The capacity to rapidly traverse extensive topologies laden with labeled properties at the speed of high performance computing is primarily based on the following three considerations for distributing workloads among machines.
- Sharding: Sharding is a means of partitioning workloads among different machines. Once that’s done “each of the machines has a small portion of the graph, and so you can do graph computing on that single machine,” Pingali specified.
- Dynamic Load Balancing: Unlike the case with many computer science applications, the computations for workloads in graph computing aren’t always predictable or static. Load balancing systems can rectify this issue for users.
- In-Memory: In-memory capabilities are fundamental for the quick processing high performance computing is acclaimed for. According to Pingali, sharding also allows an “in-memory compute engine to run on each machine.” Credible options in this space also have runtime capabilities for inter-machine communication.
Advancing Knowledge Graphs
Although the knowledge graph idiom is widely proclaimed by a number of vendors with varying approaches, pairing this technology with high performance computing is a significant development for meeting the needs of the contemporary data ecosystem.
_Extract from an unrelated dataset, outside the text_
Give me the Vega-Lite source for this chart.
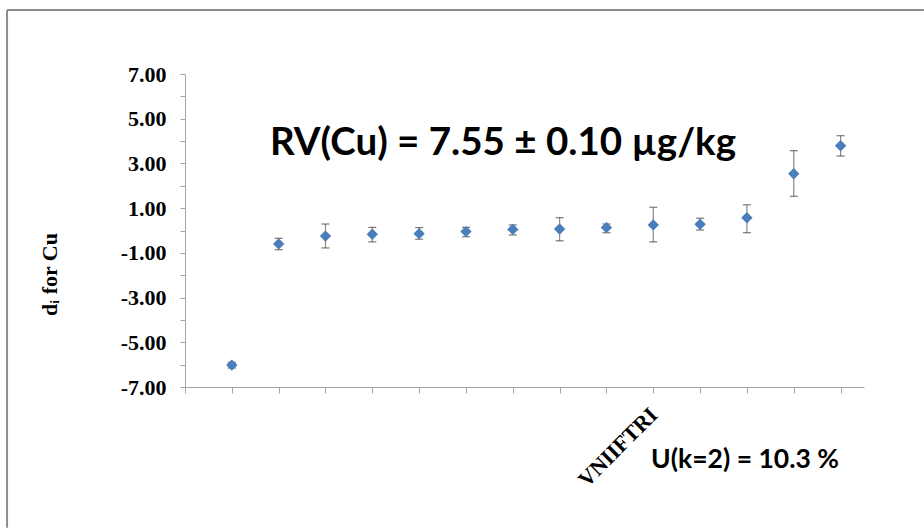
{
  "$schema": "https://vega.github.io/schema/vega-lite/v6.json",
  "width": 679,
  "height": 313,
  "autosize": {"type": "none"},
  "padding": {"left": 185, "top": 74, "right": 60, "bottom": 142},
  "background": "white",
  "config": {"view": {"stroke": null}},
  "datasets": {
    "pts": [
      {"lab": 1, "d": -6.02, "lo": -6.15, "hi": -5.9},
      {"lab": 2, "d": -0.6, "lo": -0.86, "hi": -0.35},
      {"lab": 3, "d": -0.25, "lo": -0.78, "hi": 0.29},
      {"lab": 4, "d": -0.17, "lo": -0.51, "hi": 0.14},
      {"lab": 5, "d": -0.14, "lo": -0.39, "hi": 0.13},
      {"lab": 6, "d": -0.05, "lo": -0.28, "hi": 0.14},
      {"lab": 7, "d": 0.05, "lo": -0.2, "hi": 0.25},
      {"lab": 8, "d": 0.07, "lo": -0.46, "hi": 0.57},
      {"lab": 9, "d": 0.13, "lo": -0.1, "hi": 0.29},
      {"lab": 10, "d": 0.25, "lo": -0.51, "hi": 1.04},
      {"lab": 11, "d": 0.28, "lo": 0.02, "hi": 0.55},
      {"lab": 12, "d": 0.57, "lo": -0.1, "hi": 1.15},
      {"lab": 13, "d": 2.54, "lo": 1.53, "hi": 3.57},
      {"lab": 14, "d": 3.79, "lo": 3.33, "hi": 4.24}
    ],
    "notes": [
      {"text": "RV(Cu) = 7.55 ± 0.10 µg/kg", "x": 6.79, "y": 3.38, "size": 38.5},
      {"text": "U(k=2) = 10.3 %", "x": 11.96, "y": -10.62, "size": 26.5}
    ],
    "frame": [
      {"x": -3.8, "y": 9.86, "x2": 15.78, "y2": -13.3}
    ]
  },
  "encoding": {
    "x": {
      "type": "quantitative",
      "scale": {"domain": [0, 14.5], "nice": false, "zero": false},
      "axis": {
        "title": null,
        "grid": false,
        "values": [0, 1, 2, 3, 4, 5, 6, 7, 8, 9, 10, 11, 12, 13, 14],
        "labelExpr": "datum.value == 10 ? 'VNIIFTRI' : ''",
        "labelAngle": -45,
        "labelAlign": "right",
        "labelBaseline": "middle",
        "labelFont": "Liberation Serif",
        "labelFontWeight": "bold",
        "labelFontSize": 22,
        "labelColor": "black",
        "labelPadding": 18,
        "labelOverlap": false,
        "labelFlush": false,
        "domainColor": "#a6a6a6",
        "tickColor": "#a6a6a6",
        "tickSize": 6
      }
    },
    "y": {
      "type": "quantitative",
      "scale": {"domain": [-7, 7], "nice": false, "zero": false},
      "axis": {
        "title": "dᵢ for Cu",
        "titleFont": "Liberation Serif",
        "titleFontWeight": "bold",
        "titleFontSize": 22,
        "titleColor": "black",
        "titleAngle": -90,
        "titleAlign": "center",
        "titleBaseline": "middle",
        "titleX": -136,
        "titleY": 200,
        "grid": false,
        "values": [-7, -6, -5, -4, -3, -2, -1, 0, 1, 2, 3, 4, 5, 6, 7],
        "labelExpr": "datum.value % 2 != 0 ? replace(format(datum.value, '.2f'), '\u2212', '-') : ''",
        "labelFont": "Liberation Serif",
        "labelFontWeight": "bold",
        "labelFontSize": 22,
        "labelColor": "black",
        "labelPadding": 14,
        "labelOverlap": false,
        "labelFlush": false,
        "domainColor": "#a6a6a6",
        "tickColor": "#a6a6a6",
        "tickSize": 5
      }
    }
  },
  "layer": [
    {
      "data": {"name": "frame"},
      "mark": {"type": "rule", "color": "#8c8c8c", "strokeWidth": 2, "clip": false},
      "encoding": {
        "x": {"field": "x"},
        "y": {"field": "y"},
        "y2": {"field": "y2"}
      }
    },
    {
      "data": {"name": "frame"},
      "mark": {"type": "rule", "color": "#8c8c8c", "strokeWidth": 2, "clip": false},
      "encoding": {
        "x": {"field": "x"},
        "x2": {"field": "x2"},
        "y": {"field": "y"}
      }
    },
    {
      "mark": {"type": "rule", "color": "#808080", "strokeWidth": 1.3},
      "encoding": {
        "x": {"datum": 0},
        "x2": {"datum": 14},
        "y": {"datum": 0}
      }
    },
    {
      "data": {"name": "pts"},
      "mark": {"type": "rule", "color": "#8a8a8a", "strokeWidth": 1.2},
      "encoding": {
        "x": {"field": "lab"},
        "y": {"field": "lo"},
        "y2": {"field": "hi"}
      }
    },
    {
      "data": {"name": "pts"},
      "mark": {"type": "tick", "orient": "horizontal", "color": "#404040", "size": 8, "thickness": 1.2},
      "encoding": {
        "x": {"field": "lab"},
        "y": {"field": "lo"}
      }
    },
    {
      "data": {"name": "pts"},
      "mark": {"type": "tick", "orient": "horizontal", "color": "#404040", "size": 8, "thickness": 1.2},
      "encoding": {
        "x": {"field": "lab"},
        "y": {"field": "hi"}
      }
    },
    {
      "data": {"name": "pts"},
      "mark": {"type": "point", "shape": "diamond", "filled": true, "color": "#4a7ebb", "opacity": 1, "size": 130},
      "encoding": {
        "x": {"field": "lab"},
        "y": {"field": "d"}
      }
    },
    {
      "data": {"name": "notes"},
      "mark": {"type": "text", "font": "Lato", "fontWeight": "bold", "color": "black", "align": "center", "baseline": "alphabetic", "clip": false},
      "encoding": {
        "x": {"field": "x"},
        "y": {"field": "y"},
        "text": {"field": "text"},
        "size": {"field": "size", "type": "quantitative", "scale": null}
      }
    }
  ]
}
It addresses the burgeoning size of knowledge graphs, the real-time responsiveness required to succeed with them, and the computational demands required for AI in mission-critical use cases at enterprise scale.
“That is where the real intelligence comes in, to figure out what might happen in the future and mitigate any bad things that might happen and ensure you can exploit all the good things that might happen,” Pingali posited. “This is going to require using lots and lots of knowledge graphs, as well as AI. Knowledge graphs and AI are really made for each other…in a platform where you can quickly spin up those kinds of applications and exploit the enormous amount of data that we all have.”